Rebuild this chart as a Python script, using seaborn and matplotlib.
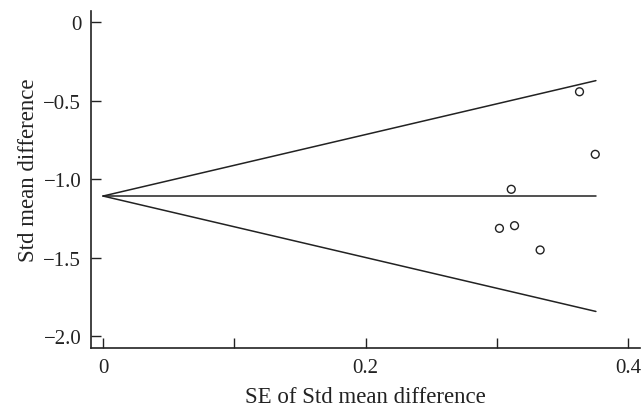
import pandas as pd
import matplotlib
matplotlib.use("Agg")
import matplotlib.pyplot as plt
import seaborn as sns

# study points (SE, std mean difference)
se_values = [0.363, 0.375, 0.311, 0.302, 0.3135, 0.333]
smd_values = [-0.443, -0.842, -1.065, -1.314, -1.297, -1.452]

# funnel: pooled estimate and 95% limits at the largest SE
funnel_se = [0.0, 0.3755]
funnel_mid = [-1.108, -1.108]
funnel_upper = [-1.108, -0.372]
funnel_lower = [-1.108, -1.844]

x_ticks = [0, 0.1, 0.2, 0.3, 0.4]
x_tick_labels = ["0", "", "0.2", "", "0.4"]
y_ticks = [0, -0.5, -1.0, -1.5, -2.0]
y_tick_labels = ["0", "\u22120.5", "\u22121.0", "\u22121.5", "\u22122.0"]


def main():
    sns.set_theme(style="ticks")
    plt.rcParams['font.family'] = ['Liberation Serif', 'DejaVu Serif']
    plt.rcParams['axes.unicode_minus'] = True

    fig = plt.figure(figsize=(6.42, 4.10), dpi=100)
    ax = fig.add_axes([0.1417, 0.1488, 0.855, 0.8227])

    lines = pd.DataFrame({
        'se': funnel_se * 3,
        'smd': funnel_mid + funnel_upper + funnel_lower,
        'which': ['mid'] * 2 + ['upper'] * 2 + ['lower'] * 2,
    })
    sns.lineplot(data=lines, x='se', y='smd', units='which', estimator=None,
                 color='#222222', linewidth=1.1, ax=ax)

    pts = pd.DataFrame({'se': se_values, 'smd': smd_values})
    sns.scatterplot(data=pts, x='se', y='smd', ax=ax, s=32,
                    facecolor='none', edgecolor='#222222', linewidth=1.0,
                    zorder=3)

    ax.set_xlim(-0.0092, 0.409)
    ax.set_ylim(-2.077, 0.074)
    ax.set_xticks(x_ticks)
    ax.set_xticklabels(x_tick_labels)
    ax.set_yticks(y_ticks)
    ax.set_yticklabels(y_tick_labels)
    ax.tick_params(direction='in', length=7, width=1.0, labelsize=15,
                   colors='#222222', pad=7)

    ax.spines['top'].set_visible(False)
    ax.spines['right'].set_visible(False)
    for s in ['left', 'bottom']:
        ax.spines[s].set_linewidth(1.2)
        ax.spines[s].set_color('#222222')

    ax.set_xlabel('SE of Std mean difference', fontsize=16.5, color='#222222', labelpad=7)
    ax.set_ylabel('Std mean difference', fontsize=16.5, color='#222222', labelpad=3)
    ax.yaxis.label.set_y(0.53)

    fig.savefig('out.png', dpi=100)
    plt.close(fig)


if __name__ == "__main__":
    main()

- _STATED GOAL_: Give an exact copy of the material, leaving out every picture.

- _RESULT OF THIS TASK_:
Rebuild this chart as a Python script, using seaborn and matplotlib.
import pandas as pd
import matplotlib
matplotlib.use("Agg")
import matplotlib.pyplot as plt
import seaborn as sns

# study points (SE, std mean difference)
se_values = [0.363, 0.375, 0.311, 0.302, 0.3135, 0.333]
smd_values = [-0.443, -0.842, -1.065, -1.314, -1.297, -1.452]

# funnel: pooled estimate and 95% limits at the largest SE
funnel_se = [0.0, 0.3755]
funnel_mid = [-1.108, -1.108]
funnel_upper = [-1.108, -0.372]
funnel_lower = [-1.108, -1.844]

x_ticks = [0, 0.1, 0.2, 0.3, 0.4]
x_tick_labels = ["0", "", "0.2", "", "0.4"]
y_ticks = [0, -0.5, -1.0, -1.5, -2.0]
y_tick_labels = ["0", "\u22120.5", "\u22121.0", "\u22121.5", "\u22122.0"]


def main():
    sns.set_theme(style="ticks")
    plt.rcParams['font.family'] = ['Liberation Serif', 'DejaVu Serif']
    plt.rcParams['axes.unicode_minus'] = True

    fig = plt.figure(figsize=(6.42, 4.10), dpi=100)
    ax = fig.add_axes([0.1417, 0.1488, 0.855, 0.8227])

    lines = pd.DataFrame({
        'se': funnel_se * 3,
        'smd': funnel_mid + funnel_upper + funnel_lower,
        'which': ['mid'] * 2 + ['upper'] * 2 + ['lower'] * 2,
    })
    sns.lineplot(data=lines, x='se', y='smd', units='which', estimator=None,
                 color='#222222', linewidth=1.1, ax=ax)

    pts = pd.DataFrame({'se': se_values, 'smd': smd_values})
    sns.scatterplot(data=pts, x='se', y='smd', ax=ax, s=32,
                    facecolor='none', edgecolor='#222222', linewidth=1.0,
                    zorder=3)

    ax.set_xlim(-0.0092, 0.409)
    ax.set_ylim(-2.077, 0.074)
    ax.set_xticks(x_ticks)
    ax.set_xticklabels(x_tick_labels)
    ax.set_yticks(y_ticks)
    ax.set_yticklabels(y_tick_labels)
    ax.tick_params(direction='in', length=7, width=1.0, labelsize=15,
                   colors='#222222', pad=7)

    ax.spines['top'].set_visible(False)
    ax.spines['right'].set_visible(False)
    for s in ['left', 'bottom']:
        ax.spines[s].set_linewidth(1.2)
        ax.spines[s].set_color('#222222')

    ax.set_xlabel('SE of Std mean difference', fontsize=16.5, color='#222222', labelpad=7)
    ax.set_ylabel('Std mean difference', fontsize=16.5, color='#222222', labelpad=3)
    ax.yaxis.label.set_y(0.53)

    fig.savefig('out.png', dpi=100)
    plt.close(fig)


if __name__ == "__main__":
    main()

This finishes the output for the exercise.